Андрей понимает, как важно именно теперь слить воедино два этих потока — южных социалистов и украинофилов. Но кто это может сделать? Ответ приходит сам собой. Он.
Он близок к тем и другим.
И снова кружки, поредевшие. С новыми людьми. Социалистические, украинофильские.
Желябов считает, что объединение должно привести к полному слиянию. Но с этим не согласны украинофилы. Они отстаивают федеративные начала в организационных отношениях. Эти разногласия убеждают Андрея, что украинофилы недостаточно революционны, напуганы разгромом тех, с кем им теперь предлагают слиться.
Неудача не обескуражила Андрея, она заставила еще пристальней вглядываться в людей, прислушиваться к их мыслям, идеям.
Лето 1875 года внесло новое оживление, новые надежды. Они пришли из-за рубежа. В Герцеговине сербы подняли восстание против турецкого владычества.
И хотя в восстании не было ничего социалистического, хотя русский царизм во многом использовал его как прелюдию новой войны с Турцией, молодежь горела симпатиями к братьям славянам. Восстание-то было национально-освободительным.
Либеральная печать взывала к панславизму. Русский официоз до поры до времени скрывал истинное отношение правительства к восстанию. Социалистам казалось, что царизм боится распространения революционной заразы, а в том, что движение на Балканах революционное, они не сомневались. Это еще больше взбаламутило молодежь. Легальные, полулегальные и вовсе тайные комитеты и организации помощи далеким славянам росли день ото дня.
Шло формирование добровольческих дружин, собирали деньги. Особенно активно выступил юг: Балканы — соседи.
В Киеве комитет чисто украинский, в Одессе в него вошли и сербы, и украинцы, и русские, и поляки.
А душа его — Желябов. Он надеялся, что борьба славян всколыхнет дремлющие силы русского народа и пробьет час революции в России.
На Балканы уехали известные пропагандисты и бунтари Сергей Кравчинский, Михаил Сажин, Дмитрий Клеменц, Иннокентий Волошенко.
Желябов тоже собирался. Воображение рисовало романтические картины боевых биваков в горах, лихих набегов, горячих схваток с янычарами. Впервые в руках Андрея появился револьвер.
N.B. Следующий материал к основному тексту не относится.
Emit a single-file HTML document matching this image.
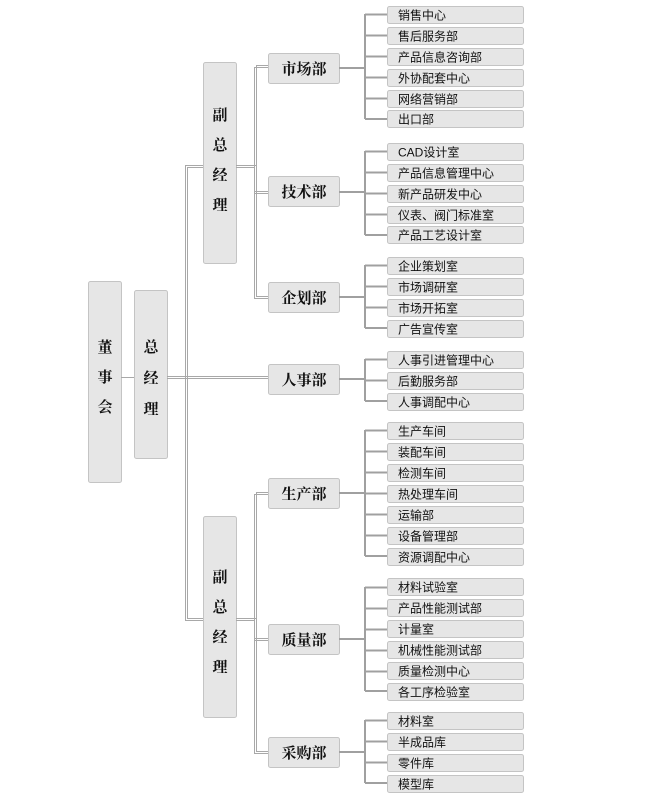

В это время в Одессу приехал Драгоманов. Теперь он был уже признанным главой киевской «Громады», и его очень интересовали попытки сближения с социалистами и украинофилами в Одессе.
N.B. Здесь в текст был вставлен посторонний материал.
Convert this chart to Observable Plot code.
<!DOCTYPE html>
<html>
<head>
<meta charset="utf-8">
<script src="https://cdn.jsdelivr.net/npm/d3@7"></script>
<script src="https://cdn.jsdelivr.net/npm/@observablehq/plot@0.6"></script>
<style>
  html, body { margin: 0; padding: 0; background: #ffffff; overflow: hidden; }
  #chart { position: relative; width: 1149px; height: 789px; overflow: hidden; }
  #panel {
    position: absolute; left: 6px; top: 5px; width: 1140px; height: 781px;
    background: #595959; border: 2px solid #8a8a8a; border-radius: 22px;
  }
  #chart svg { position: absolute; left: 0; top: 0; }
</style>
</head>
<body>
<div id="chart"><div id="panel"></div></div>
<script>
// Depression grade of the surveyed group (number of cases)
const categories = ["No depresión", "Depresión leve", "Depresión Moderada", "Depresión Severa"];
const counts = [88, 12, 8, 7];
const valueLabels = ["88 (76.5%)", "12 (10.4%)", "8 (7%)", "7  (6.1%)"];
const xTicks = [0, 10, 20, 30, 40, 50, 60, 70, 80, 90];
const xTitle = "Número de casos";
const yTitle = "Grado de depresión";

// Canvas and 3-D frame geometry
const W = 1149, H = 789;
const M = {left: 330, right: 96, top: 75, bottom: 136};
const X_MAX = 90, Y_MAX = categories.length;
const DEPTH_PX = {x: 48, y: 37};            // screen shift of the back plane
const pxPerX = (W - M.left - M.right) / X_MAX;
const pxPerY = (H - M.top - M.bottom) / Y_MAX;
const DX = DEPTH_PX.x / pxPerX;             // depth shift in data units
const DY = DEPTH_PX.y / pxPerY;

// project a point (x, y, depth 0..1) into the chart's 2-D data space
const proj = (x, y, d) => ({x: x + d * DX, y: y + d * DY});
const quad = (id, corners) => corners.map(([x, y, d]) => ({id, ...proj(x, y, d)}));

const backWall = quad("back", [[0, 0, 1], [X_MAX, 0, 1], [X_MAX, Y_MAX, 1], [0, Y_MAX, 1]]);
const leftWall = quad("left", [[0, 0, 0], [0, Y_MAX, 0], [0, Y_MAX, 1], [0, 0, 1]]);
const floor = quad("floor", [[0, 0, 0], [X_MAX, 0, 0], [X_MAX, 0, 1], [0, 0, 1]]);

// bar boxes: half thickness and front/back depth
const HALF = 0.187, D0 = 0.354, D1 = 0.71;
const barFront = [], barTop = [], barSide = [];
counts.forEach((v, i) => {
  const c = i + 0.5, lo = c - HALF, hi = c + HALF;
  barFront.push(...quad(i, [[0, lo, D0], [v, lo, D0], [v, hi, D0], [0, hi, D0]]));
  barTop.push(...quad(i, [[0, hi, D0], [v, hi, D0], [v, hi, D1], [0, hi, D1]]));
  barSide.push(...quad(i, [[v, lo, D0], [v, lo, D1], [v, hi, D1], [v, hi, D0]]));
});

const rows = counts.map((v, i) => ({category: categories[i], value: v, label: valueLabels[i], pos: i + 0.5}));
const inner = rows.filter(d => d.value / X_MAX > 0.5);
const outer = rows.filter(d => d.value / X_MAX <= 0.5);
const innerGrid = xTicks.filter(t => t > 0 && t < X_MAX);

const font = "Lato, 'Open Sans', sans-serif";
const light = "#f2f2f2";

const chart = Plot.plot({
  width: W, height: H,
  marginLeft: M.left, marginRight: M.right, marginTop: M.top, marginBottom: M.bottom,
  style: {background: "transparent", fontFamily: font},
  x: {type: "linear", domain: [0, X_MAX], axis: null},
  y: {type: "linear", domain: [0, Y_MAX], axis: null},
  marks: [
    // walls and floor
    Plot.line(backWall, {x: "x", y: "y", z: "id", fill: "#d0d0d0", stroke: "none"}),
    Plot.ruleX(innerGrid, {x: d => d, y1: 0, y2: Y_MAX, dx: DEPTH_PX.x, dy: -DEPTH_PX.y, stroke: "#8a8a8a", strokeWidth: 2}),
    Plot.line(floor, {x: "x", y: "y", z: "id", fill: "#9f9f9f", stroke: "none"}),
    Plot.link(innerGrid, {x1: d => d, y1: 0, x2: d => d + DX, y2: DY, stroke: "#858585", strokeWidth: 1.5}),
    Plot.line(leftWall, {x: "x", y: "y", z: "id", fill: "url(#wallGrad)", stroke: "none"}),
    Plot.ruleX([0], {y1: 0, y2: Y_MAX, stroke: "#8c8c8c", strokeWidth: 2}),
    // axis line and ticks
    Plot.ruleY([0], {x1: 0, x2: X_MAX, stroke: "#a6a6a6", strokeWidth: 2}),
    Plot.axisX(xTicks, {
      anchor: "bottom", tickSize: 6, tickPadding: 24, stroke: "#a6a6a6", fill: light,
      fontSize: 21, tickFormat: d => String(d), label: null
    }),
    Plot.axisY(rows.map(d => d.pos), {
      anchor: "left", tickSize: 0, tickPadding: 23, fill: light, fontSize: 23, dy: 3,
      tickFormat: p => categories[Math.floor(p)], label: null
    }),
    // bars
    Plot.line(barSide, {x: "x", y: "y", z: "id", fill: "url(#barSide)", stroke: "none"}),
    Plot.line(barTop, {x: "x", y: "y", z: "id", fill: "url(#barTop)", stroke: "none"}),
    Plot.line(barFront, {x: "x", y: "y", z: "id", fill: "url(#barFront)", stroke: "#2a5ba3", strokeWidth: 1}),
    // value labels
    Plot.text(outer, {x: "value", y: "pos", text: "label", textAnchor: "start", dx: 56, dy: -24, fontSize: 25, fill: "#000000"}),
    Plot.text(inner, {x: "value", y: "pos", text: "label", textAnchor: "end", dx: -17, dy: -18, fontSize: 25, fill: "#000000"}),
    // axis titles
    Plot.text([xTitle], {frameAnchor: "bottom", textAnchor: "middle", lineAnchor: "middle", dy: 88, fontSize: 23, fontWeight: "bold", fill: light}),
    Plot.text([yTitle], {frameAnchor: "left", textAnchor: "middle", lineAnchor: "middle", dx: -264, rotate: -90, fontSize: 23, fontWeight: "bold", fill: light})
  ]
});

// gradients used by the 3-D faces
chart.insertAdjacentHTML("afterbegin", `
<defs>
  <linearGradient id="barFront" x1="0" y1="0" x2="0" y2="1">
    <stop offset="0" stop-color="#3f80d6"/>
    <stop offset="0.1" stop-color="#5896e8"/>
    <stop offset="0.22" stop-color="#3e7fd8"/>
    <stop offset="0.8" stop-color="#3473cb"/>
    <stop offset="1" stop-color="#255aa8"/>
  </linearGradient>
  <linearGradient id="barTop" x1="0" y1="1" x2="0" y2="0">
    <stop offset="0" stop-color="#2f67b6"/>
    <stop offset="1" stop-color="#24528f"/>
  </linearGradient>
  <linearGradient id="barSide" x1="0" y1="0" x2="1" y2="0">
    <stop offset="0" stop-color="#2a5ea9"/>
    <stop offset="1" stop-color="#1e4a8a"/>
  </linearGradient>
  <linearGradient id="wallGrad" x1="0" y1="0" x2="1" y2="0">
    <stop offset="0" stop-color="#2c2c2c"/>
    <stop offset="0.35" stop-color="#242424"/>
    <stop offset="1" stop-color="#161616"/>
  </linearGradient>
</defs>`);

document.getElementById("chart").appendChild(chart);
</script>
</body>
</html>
В нелегальном славянском комитете состоялось очередное заседание. Остро выступил Желябов. Драгоманов слушал, отмечая про себя: «Энергичен, весел, увлечен, душа предприятия, чрезвычайно привлекателен».
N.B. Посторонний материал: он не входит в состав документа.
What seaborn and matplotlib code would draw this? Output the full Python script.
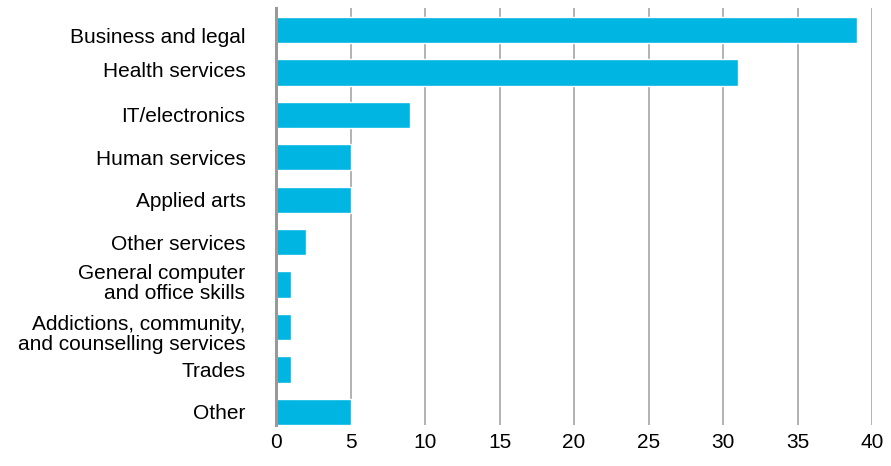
import matplotlib
matplotlib.use("Agg")
import matplotlib.pyplot as plt
import matplotlib.transforms as mtransforms
import seaborn as sns
import pandas as pd

# Data
categories = [
    "Business and legal",
    "Health services",
    "IT/electronics",
    "Human services",
    "Applied arts",
    "Other services",
    "General computer\nand office skills",
    "Addictions, community,\nand counselling services",
    "Trades",
    "Other",
]
values = [39, 31, 9, 5, 5, 2, 1, 1, 1, 5]
x_ticks = [0, 5, 10, 15, 20, 25, 30, 35, 40]

# small vertical nudges of the category labels (px, + = down), as in the original
label_shift = [5, -2.5, 0, 0, 0, 0, -4, 4.5, 0, 0]

df = pd.DataFrame({"category": categories, "value": values})

sns.set_style("white")
plt.rcParams["font.family"] = ["Liberation Sans", "DejaVu Sans"]
plt.rcParams["text.color"] = "black"

fig = plt.figure(figsize=(8.91, 4.66), dpi=100)
ax = fig.add_axes([0.3098, 0.088, 0.6689, 0.8948])

sns.barplot(data=df, y="category", x="value", orient="h", color="#00B5E2",
            saturation=1, width=0.62, ax=ax, zorder=3)

ax.set_xlim(0, 40)
ax.set_ylim(9.31, -0.52)
ax.set_xticks(x_ticks)
ax.set_xticklabels([str(t) for t in x_ticks], fontsize=15)
ax.tick_params(axis="y", labelsize=15, length=0, pad=22, labelcolor="black")
ax.tick_params(axis="x", length=0, pad=6, labelcolor="black")
for lbl, dy in zip(ax.get_yticklabels(), label_shift):
    lbl.set_horizontalalignment("right")
    lbl.set_multialignment("right")
    lbl.set_linespacing(1.12)
    off = mtransforms.ScaledTranslation(0, -dy / 100, fig.dpi_scale_trans)
    lbl.set_transform(lbl.get_transform() + off)

ax.set_xlabel("")
ax.set_ylabel("")

ax.grid(False)
for t in x_ticks[1:]:
    ax.axvline(t, color="#A6A6A6", lw=1.2, zorder=1)

for s in ["top", "right", "bottom"]:
    ax.spines[s].set_visible(False)
ax.spines["left"].set_color("#999999")
ax.spines["left"].set_linewidth(2.2)
ax.spines["left"].set_zorder(4)

fig.savefig("out.png", dpi=100)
После окончания прений Желябов подошел к представителю поляков Магеру. Завязался разговор об общеславянском революционном движении.
— Почему польская молодежь проявляет такое холодное отношение к социалистическому движению в России? — в упор спросил Андрей.
Магер не стал уклоняться от щекотливой темы.
— Для польских революционеров представляет огромную важность национально-политическая программа, то есть вопрос о независимости Польши, а русские революционеры отдаются «чисто экономическому социалистическому» направлению.
— Возьмите тогда инициативу на себя, ставьте свой национально-политический вопрос, — не унимался Желябов.
Драгоманов вмешался:
— Польские революционеры должны отказаться от требований независимости Польши в ее «исторических границах», то есть со включением Правобережной Украины, и должны признать права Украины как страны, равноправной с Польшей и Россией…
Драгоманов не договорил.
— Да! Да!.. — поддерживает Желябов.
Социалисты не знали об этой беседе. Они бы осудили призывы Андрея к решению политических вопросов в ходе революционной борьбы. Но Желябов достаточно повращался в кругах либералов и националистов, чтобы задуматься о политических проблемах.
Желябов уходил вперед, обгонял и пропагандистов и бунтарей, хотя опять-таки это была скорее стихия настроений, чувств, увлечений, чем продуманная система взглядов.
Герцеговинское восстание доставляло много хлопот. Денег собрали мало, поток добровольцев убывал по мере того, как выяснялось, что сербы ждут помощи не столько от русских революционеров-дружинников, сколько от регулярных царских войск. Мало-помалу выплывали наружу и махинации царской дипломатии.